Generally, the capabilities of a communications device are limited by the ability of the device to receive large quantities of information and retrieve quality usable data from the information. A device's ability to perform these functions depends on the performance of the device's receiver. The receiver can receive a radio frequency (RF) signal from an antenna or a wire medium and process the signal to produce a signal that can be used by other portions of the device to carry out the device's functions. Significantly, the amplitude and quality of the signals that are received at the receiver may vary drastically. Namely, due to, for example, attenuation, variation in distance between the receiver and the transmitter, fading, and the Doppler Effect the amplitude of signals received at the receiver can fluctuate rapidly and vary by as much as several magnitudes while the signal can exhibit noise and distortion. A well performing receiver needs to extract quality information from both high quality and low quality signals.
More specifically, a device can receive a RF signal at the receiver through an antenna. The signal can then be amplified and conveyed to a mixer where the signal's frequency can be converted from its carrier frequency that defines its channel in the spectrum to a low frequency, such as a baseband or a low-IF frequency. After the down conversion in frequency, the signal can be amplified and filtered in a section of the receiver referred to as the baseband portion to eliminate unwanted components and produce a signal of a desired power. After the baseband portion, the signal can be converted to the digital domain and conveyed to a digital demodulator where it can be further processed to be used by other components in the device to carry out the device's functions.

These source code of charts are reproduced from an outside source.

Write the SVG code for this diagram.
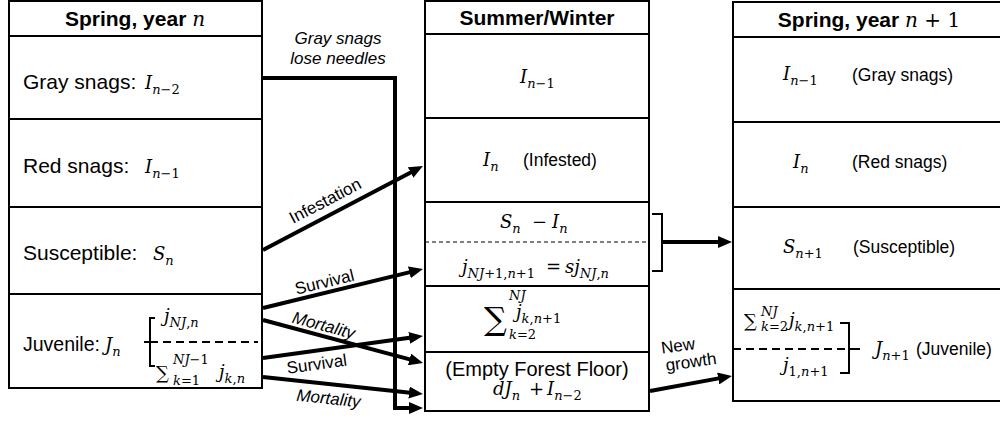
<svg xmlns="http://www.w3.org/2000/svg" width="1000" height="423" viewBox="0 0 1000 423">
<style>
.box{fill:#fff;stroke:#000;stroke-width:2}
.div{stroke:#000;stroke-width:2;fill:none}
.dash{stroke:#000;stroke-width:2;stroke-dasharray:8 5;fill:none}
.thin{stroke:#000;stroke-width:1;stroke-dasharray:4 3;fill:none}
.brk{stroke:#000;stroke-width:2;fill:none}
.arr{stroke:#000;stroke-width:4;fill:none;marker-end:url(#ah)}
.sans{font-family:"Liberation Sans",Arial,sans-serif;fill:#000}
.hd{font-size:21px;font-weight:bold}
.lab{font-size:21px}
.par{font-size:17.5px}
.cl{font-size:17px}
.it{font-style:italic}
.m{font-family:"DejaVu Serif","Liberation Serif",serif;font-size:18px;fill:#000;font-weight:normal}
.i{font-style:italic}
.s{font-size:13px}
</style>
<defs>
<marker id="ah" markerWidth="14" markerHeight="12" refX="6" refY="6" orient="auto" markerUnits="userSpaceOnUse"><path d="M0,0 L14,6 L0,12 z" fill="#000"/></marker>
</defs>

<g id="col-spring-n">
<rect class="box" x="9" y="1" width="253" height="387"/>
<path class="div" d="M9,36 H262 M9,119 H262 M9,207 H262 M9,294 H262"/>
<g id="hdr-spring-n"><text class="sans hd" x="135" y="26" text-anchor="middle">Spring, year <tspan class="m i" style="font-size:20px">n</tspan></text></g>
<g id="gray-snags-n"><text class="sans lab" x="23" y="89">Gray snags:<tspan class="m i" x="145">I</tspan><tspan class="m s i" y="94">n</tspan><tspan class="m s">−2</tspan></text></g>
<g id="red-snags-n"><text class="sans lab" x="23" y="173">Red snags:<tspan class="m i" x="145">I</tspan><tspan class="m s i" y="178">n</tspan><tspan class="m s">−1</tspan></text></g>
<g id="susceptible-n"><text class="sans lab" x="23" y="260">Susceptible:<tspan class="m i" x="153">S</tspan><tspan class="m s i" y="265">n</tspan></text></g>
<g id="juvenile-n">
<text class="sans" style="font-size:19.5px" x="23" y="351">Juvenile:<tspan class="m i" x="105">J</tspan><tspan class="m s i" y="356">n</tspan></text>
<path class="brk" d="M155,318 H150 V366 H155 M144,342 H150"/>
<path class="dash" d="M150,342 H258"/>
<text class="m" x="164" y="322"><tspan class="i">j</tspan><tspan class="s i" y="327">NJ</tspan><tspan class="s">,</tspan><tspan class="s i">n</tspan></text>
<text class="m" x="156" y="379">∑<tspan class="s i" x="173" y="364">NJ</tspan><tspan class="s">−1</tspan><tspan class="s i" x="173" y="385">k</tspan><tspan class="s">=1</tspan><tspan class="i" x="219" y="378">j</tspan><tspan class="s i" y="383">k</tspan><tspan class="s">,</tspan><tspan class="s i">n</tspan></text>
</g>
</g>

<g id="col-summer-winter">
<rect class="box" x="425" y="1" width="224" height="410"/>
<path class="div" d="M425,34 H649 M425,118 H649 M425,202 H649 M425,286 H649 M425,352 H649"/>
<path class="thin" d="M425,242 H649"/>
<g id="hdr-summer"><text class="sans hd" x="537" y="25" text-anchor="middle">Summer/Winter</text></g>
<g id="sw-gray"><text class="m" x="520" y="83"><tspan class="i">I</tspan><tspan class="s i" y="88">n</tspan><tspan class="s">−1</tspan></text></g>
<g id="sw-infested"><text class="m" x="483" y="166"><tspan class="i">I</tspan><tspan class="s i" y="171">n</tspan></text><text class="sans par" x="523" y="166">(Infested)</text></g>
<g id="sw-susceptible">
<text class="m" x="500" y="228"><tspan class="i">S</tspan><tspan class="s i" y="233">n</tspan><tspan x="532" y="228">−</tspan><tspan class="i" x="552">I</tspan><tspan class="s i" y="233">n</tspan></text>
<text class="m" x="462" y="273"><tspan class="i">j</tspan><tspan class="s i" y="278">NJ</tspan><tspan class="s">+1,</tspan><tspan class="s i">n</tspan><tspan class="s">+1</tspan><tspan x="546" y="273">=</tspan><tspan class="i" x="565">sj</tspan><tspan class="s i" y="278">NJ</tspan><tspan class="s">,</tspan><tspan class="s i">n</tspan></text>
</g>
<g id="sw-juvenile"><text class="m" x="484" y="330" style="font-size:32px">∑</text><text class="m" x="509" y="300"><tspan class="s i">NJ</tspan><tspan class="s i" x="509" y="339">k</tspan><tspan class="s">=2</tspan><tspan class="i" x="516" y="318">j</tspan><tspan class="s i" y="323">k</tspan><tspan class="s">,</tspan><tspan class="s i">n</tspan><tspan class="s">+1</tspan></text></g>
<g id="sw-empty"><text class="sans" style="font-size:20px" x="537" y="376" text-anchor="middle">(Empty Forest Floor)</text>
<text class="m" x="493" y="395"><tspan class="i">dJ</tspan><tspan class="s i" y="400">n</tspan><tspan x="529" y="395">+</tspan><tspan class="i" x="547">I</tspan><tspan class="s i" y="400">n</tspan><tspan class="s">−2</tspan></text></g>
</g>

<g id="col-spring-n1">
<rect class="box" x="733" y="2" width="269" height="399"/>
<path class="div" d="M733,37 H1002 M733,122 H1002 M733,207 H1002 M733,289 H1002"/>
<g id="hdr-spring-n1"><text class="sans hd" x="869" y="27" text-anchor="middle">Spring, year <tspan class="m i" style="font-size:20px">n</tspan><tspan class="m" style="font-size:20px"> + 1</tspan></text></g>
<g id="n1-gray"><text class="m" x="783" y="80"><tspan class="i">I</tspan><tspan class="s i" y="85">n</tspan><tspan class="s">−1</tspan></text><text class="sans par" x="852" y="81">(Gray snags)</text></g>
<g id="n1-red"><text class="m" x="793" y="168"><tspan class="i">I</tspan><tspan class="s i" y="173">n</tspan></text><text class="sans par" x="852" y="168">(Red snags)</text></g>
<g id="n1-susceptible"><text class="m" x="783" y="253"><tspan class="i">S</tspan><tspan class="s i" y="258">n</tspan><tspan class="s">+1</tspan></text><text class="sans par" x="853" y="253">(Susceptible)</text></g>
<g id="n1-juvenile">
<text class="m" x="744" y="327">∑<tspan class="s i" x="761" y="316">NJ</tspan><tspan class="s i" x="761" y="331">k</tspan><tspan class="s">=2</tspan><tspan class="i" x="789" y="326">j</tspan><tspan class="s i" y="331">k</tspan><tspan class="s">,</tspan><tspan class="s i">n</tspan><tspan class="s">+1</tspan></text>
<path class="dash" d="M733,349 H849"/>
<path class="brk" d="M840,323 H849 V373 H840 M849,349 H860"/>
<text class="m" x="783" y="371"><tspan class="i">j</tspan><tspan class="s" y="376">1,</tspan><tspan class="s i">n</tspan><tspan class="s">+1</tspan></text>
<text class="m" x="875" y="355"><tspan class="i">J</tspan><tspan class="s i" y="360">n</tspan><tspan class="s">+1</tspan></text>
<text class="sans par" x="916" y="355">(Juvenile)</text>
</g>
</g>

<g id="connectors">
<path class="arr" d="M262,78 H395 V408 H415"/>
<path class="arr" d="M263,250 L415.9,169.7"/>
<path class="arr" d="M263,308 L415.2,270.9"/>
<path class="arr" d="M263,320 L415.3,360.9"/>
<path class="arr" d="M263,358 L415.1,337.1"/>
<path class="arr" d="M263,377 L415,393.2"/>
<path class="brk" d="M652,214 H662 V271 H652"/>
<path class="arr" d="M662,242 H724"/>
<path class="arr" d="M650,391 L724.1,377.4"/>
<text class="sans cl it" x="338" y="44" text-anchor="middle">Gray snags</text>
<text class="sans cl it" x="338" y="64" text-anchor="middle">lose needles</text>
<text class="sans cl" text-anchor="middle" y="-9" transform="translate(332,213.8) rotate(-27.7)">Infestation</text>
<text class="sans cl" text-anchor="middle" y="-5" transform="translate(327,292.4) rotate(-13.7)">Survival</text>
<text class="sans cl it" text-anchor="middle" y="-5" transform="translate(321,335.6) rotate(15)">Mortality</text>
<text class="sans cl" text-anchor="middle" y="19" transform="translate(315,350.8) rotate(-7.8)">Survival</text>
<text class="sans cl it" text-anchor="middle" y="20" transform="translate(330,384.1) rotate(6)">Mortality</text>
<text class="sans cl" text-anchor="middle" dominant-baseline="central" transform="translate(678,346) rotate(-8)">New</text>
<text class="sans cl" text-anchor="middle" dominant-baseline="central" transform="translate(691,362) rotate(-8)">growth</text>
</g>
</svg>
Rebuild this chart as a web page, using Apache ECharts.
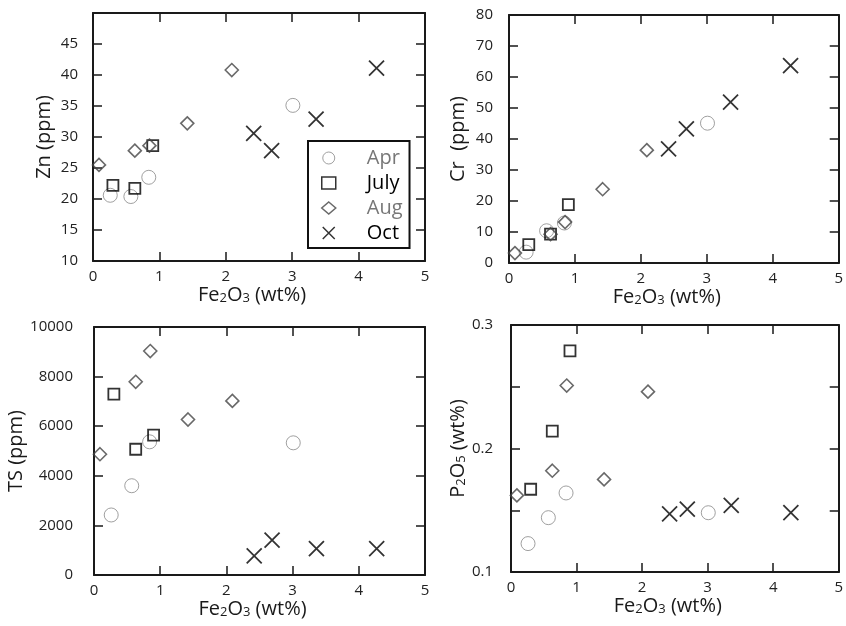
<!DOCTYPE html>
<html>
<head>
<meta charset="utf-8">
<script src="https://cdn.jsdelivr.net/npm/echarts@6/dist/echarts.min.js"></script>
<style>html,body{margin:0;padding:0;background:#fff;}#c{width:846px;height:626px;}</style>
</head>
<body>
<div id="c"></div>
<script>
// Fe2O3 (wt%) per sampling month
const feApr  = [0.26, 0.57, 0.84, 3.01];
const feJuly = [0.30, 0.63, 0.90];
const feAug  = [0.09, 0.63, 0.85, 1.42, 2.09];
const feOct  = [2.42, 2.69, 3.36, 4.27];
// Zn (ppm)
const znApr  = [20.6, 20.4, 23.5, 35.1];
const znJuly = [22.2, 21.7, 28.6];
const znAug  = [25.5, 27.8, 28.6, 32.2, 40.8];
const znOct  = [30.6, 27.8, 32.9, 41.1];
// Cr (ppm)
const crApr  = [3.5, 10.4, 12.9, 45.1];
const crJuly = [5.9, 9.3, 18.8];
const crAug  = [3.2, 9.3, 13.2, 23.8, 36.4];
const crOct  = [36.8, 43.3, 51.9, 63.7];
// TS (ppm)
const tsApr  = [2420, 3600, 5370, 5330];
const tsJuly = [7290, 5070, 5640];
const tsAug  = [4870, 7790, 9030, 6270, 7020];
const tsOct  = [770, 1410, 1060, 1060];
// P2O5 (wt%)
const pApr   = [0.123, 0.144, 0.164, 0.148];
const pJuly  = [0.167, 0.214, 0.279];
const pAug   = [0.162, 0.182, 0.251, 0.175, 0.246];
const pOct   = [0.147, 0.151, 0.154, 0.148];

const months = ['Apr', 'July', 'Aug', 'Oct'];
const feByMonth = [feApr, feJuly, feAug, feOct];
const panels = [
  {name: 'Zn (ppm)', vals: [znApr, znJuly, znAug, znOct], min: 10, max: 50, interval: 5},
  {name: 'Cr  (ppm)', vals: [crApr, crJuly, crAug, crOct], min: 0, max: 80, interval: 10},
  {name: 'TS (ppm)', vals: [tsApr, tsJuly, tsAug, tsOct], min: 0, max: 10000, interval: 2000},
  {name: '{n|P}{s|2}{n|O}{s|5}{n| (wt%)}', vals: [pApr, pJuly, pAug, pOct], min: 0.1, max: 0.3, interval: 0.05}
];
const xTitle = '{n|Fe}{s|2}{n|O}{s|3}{n| (wt%)}';

const FONT = 'Open Sans';
const grids = [
  {left: 93, top: 13, width: 332, height: 248},
  {left: 509, top: 15, width: 332, height: 248},
  {left: 94, top: 327, width: 331, height: 248},
  {left: 511, top: 325, width: 331, height: 247}
];
const yLabelMargin = [15, 16, 21, 18];
const yNameGap = [39, 41, 61, 41];

const styles = {
  Apr:  {symbol: 'circle', size: 14, itemStyle: {color: 'transparent', borderColor: '#888', borderWidth: 1}, text: '#777'},
  July: {symbol: 'rect', size: 11, itemStyle: {color: 'transparent', borderColor: '#000', borderWidth: 1.8}, text: '#000'},
  Aug:  {symbol: 'diamond', size: 13, itemStyle: {color: 'transparent', borderColor: '#444', borderWidth: 1.6}, text: '#777'},
  Oct:  {symbol: 'path://M0,0L10,10M0,10L10,0', size: 15, itemStyle: {color: 'transparent', borderColor: '#000', borderWidth: 1.8}, text: '#000'}
};

const richTitle = {
  n: {fontSize: 20, fontFamily: FONT, color: '#1a1a1a', verticalAlign: 'bottom'},
  s: {fontSize: 13, fontFamily: FONT, color: '#1a1a1a', verticalAlign: 'bottom'}
};
const lineStyle = {color: '#1a1a1a', width: 2};
const tickStyle = {color: '#1a1a1a', width: 1.5};

const xAxes = [], yAxes = [], series = [];
grids.forEach((g, i) => {
  const p = panels[i];
  xAxes.push({
    type: 'value', gridIndex: i, position: 'bottom', min: 0, max: 5, interval: 1,
    name: xTitle, nameLocation: 'middle', nameGap: 23,
    nameTextStyle: {fontSize: 20, fontFamily: FONT, color: '#1a1a1a', padding: [0, 14, 0, 0], rich: richTitle},
    axisLine: {show: true, onZero: false, lineStyle: lineStyle},
    axisTick: {show: true, inside: true, length: 9, lineStyle: tickStyle},
    axisLabel: {fontSize: 15, fontFamily: FONT, color: '#222', margin: 8},
    splitLine: {show: false}
  });
  xAxes.push({
    type: 'value', gridIndex: i, position: 'top', min: 0, max: 5, interval: 1,
    axisLine: {show: true, onZero: false, lineStyle: lineStyle},
    axisTick: {show: true, inside: true, length: 9, lineStyle: tickStyle},
    axisLabel: {show: false}, splitLine: {show: false}
  });
  yAxes.push({
    type: 'value', gridIndex: i, position: 'left', min: p.min, max: p.max, interval: p.interval,
    name: p.name, nameLocation: 'middle', nameGap: yNameGap[i],
    nameTextStyle: {fontSize: 20, fontFamily: FONT, color: '#1a1a1a', rich: richTitle},
    axisLine: {show: true, onZero: false, lineStyle: lineStyle},
    axisTick: {show: true, inside: true, length: 9, lineStyle: tickStyle},
    axisLabel: {
      fontSize: 15, fontFamily: FONT, color: '#222', margin: yLabelMargin[i],
      showMaxLabel: i !== 0,
      formatter: function (v) {
        if (i === 3) {
          return Math.abs(v * 10 - Math.round(v * 10)) < 1e-6 ? (Math.round(v * 10) / 10).toString() : '';
        }
        return String(v);
      }
    },
    splitLine: {show: false}
  });
  yAxes.push({
    type: 'value', gridIndex: i, position: 'right', min: p.min, max: p.max, interval: p.interval,
    axisLine: {show: true, onZero: false, lineStyle: lineStyle},
    axisTick: {show: true, inside: true, length: 9, lineStyle: tickStyle},
    axisLabel: {show: false}, splitLine: {show: false}
  });
  months.forEach((m, k) => {
    const st = styles[m];
    series.push({
      type: 'scatter', name: m, xAxisIndex: 2 * i, yAxisIndex: 2 * i,
      symbol: st.symbol, symbolSize: st.size, itemStyle: st.itemStyle,
      data: feByMonth[k].map((x, j) => [x, p.vals[k][j]]),
      emphasis: {disabled: true}
    });
  });
});

const chart = echarts.init(document.getElementById('c'), null, {renderer: 'canvas'});
chart.setOption({
  animation: false,
  backgroundColor: '#fff',
  grid: grids.map(g => Object.assign({containLabel: false}, g)),
  xAxis: xAxes,
  yAxis: yAxes,
  legend: {
    orient: 'vertical', left: 308, top: 141,
    padding: [7, 7, 5, 13], itemGap: 5, itemWidth: 14, itemHeight: 12,
    backgroundColor: '#fff', borderColor: '#111', borderWidth: 2,
    selectedMode: false,
    textStyle: {fontSize: 20, fontFamily: FONT, padding: [0, 0, 0, 26]},
    data: months.map(m => ({
      name: m,
      itemStyle: Object.assign({}, styles[m].itemStyle, {borderWidth: Math.min(styles[m].itemStyle.borderWidth, 1.5)}),
      textStyle: {color: styles[m].text}
    }))
  },
  series: series
});
</script>
</body>
</html>
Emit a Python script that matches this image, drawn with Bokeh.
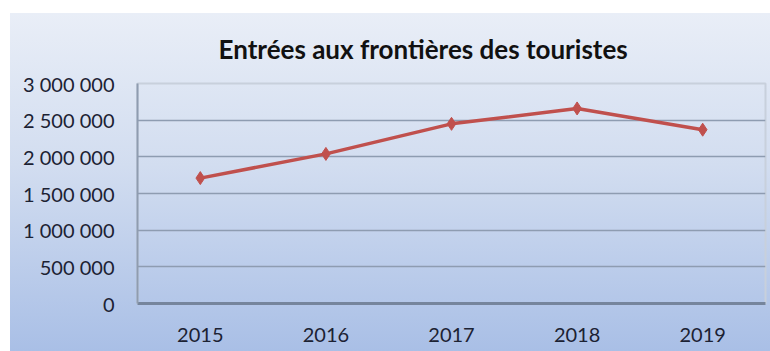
from bokeh.plotting import figure
from bokeh.models import Range1d, FixedTicker, CustomJSTickFormatter
from bokeh.embed import file_html
from bokeh.resources import INLINE

years = [2015, 2016, 2017, 2018, 2019]
entrees = [1710000, 2040000, 2450000, 2660000, 2370000]
y_ticks = [0, 500000, 1000000, 1500000, 2000000, 2500000, 3000000]
title_text = "Entrées aux frontières des touristes"

p = figure(width=770, height=351, output_backend="svg", toolbar_location=None,
           x_range=Range1d(2014.5, 2019.5), y_range=Range1d(0, 3000000),
           min_border_left=137, min_border_right=5, min_border_top=83, min_border_bottom=48,
           title=title_text)
p.background_fill_alpha = 0
p.border_fill_alpha = 0
p.outline_line_color = "#c8d0dc"
p.outline_line_width = 2
p.styles = {
    "background-image": "linear-gradient(to bottom, #e9eef7 0%, #d2ddf0 45%, #a9bfe6 100%)",
    "background-position": "10px 13px",
    "background-size": "calc(100% - 10px) calc(100% - 13px)",
    "background-repeat": "no-repeat",
}

p.title.align = "left"
p.title.text_font = "Lato"
p.title.text_font_style = "bold"
p.title.text_font_size = "26px"
p.title.text_color = "#111111"
p.title.offset = 81
p.title.standoff = 38

p.xaxis.ticker = FixedTicker(ticks=years)
p.yaxis.ticker = FixedTicker(ticks=y_ticks)
p.yaxis.formatter = CustomJSTickFormatter(code="""
return Math.round(tick).toString().replace(/\\B(?=(\\d{3})+(?!\\d))/g, ' ');
""")
p.xaxis.formatter = CustomJSTickFormatter(code="return Math.round(tick).toString();")

for ax in (p.xaxis[0], p.yaxis[0]):
    ax.major_tick_line_color = None
    ax.minor_tick_line_color = None
    ax.major_label_text_font = "Lato"
    ax.major_label_text_font_size = "20px"
    ax.major_label_text_color = "#1c2233"
p.yaxis.axis_line_color = "#8f9cb0"
p.yaxis.axis_line_width = 2
p.xaxis.axis_line_color = "#76859c"
p.xaxis.axis_line_width = 3
p.yaxis.major_label_standoff = 17
p.xaxis.major_label_standoff = 18

p.xgrid.grid_line_color = None
p.ygrid.grid_line_color = "#8e9cb1"
p.ygrid.grid_line_width = 1.5

p.line(years, entrees, line_color="#c0504d", line_width=3.5)
p.scatter(years, entrees, marker="diamond", size=13, fill_color="#c0504d", line_color="#c0504d")

open("out.html", "w").write(file_html(p, INLINE))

However, filtering and amplifying the signal in the baseband portion can degrade signal quality. For example, filtering a low power signal can introduce excessive noise and amplifying a high power signal can produce distortion, particularly if there is saturation of components. Furthermore, a signal received at the baseband portion can contain an undesired signal component, such as an adjacent channel, which can be orders of magnitudes more powerful than the desired signal component. Powerful undesired signal components can further complicate the processing of signals in the baseband portion by causing saturation and distortion. Baseband portions in present devices either fail to meet these needs or meet them in an expensive to implement and power inefficient manner. What is needed is a cost effective and power efficient baseband section that is flexible, dynamic, and intelligent to the presence of undesired signal components while exhibiting good noise and linearity performance for all signals.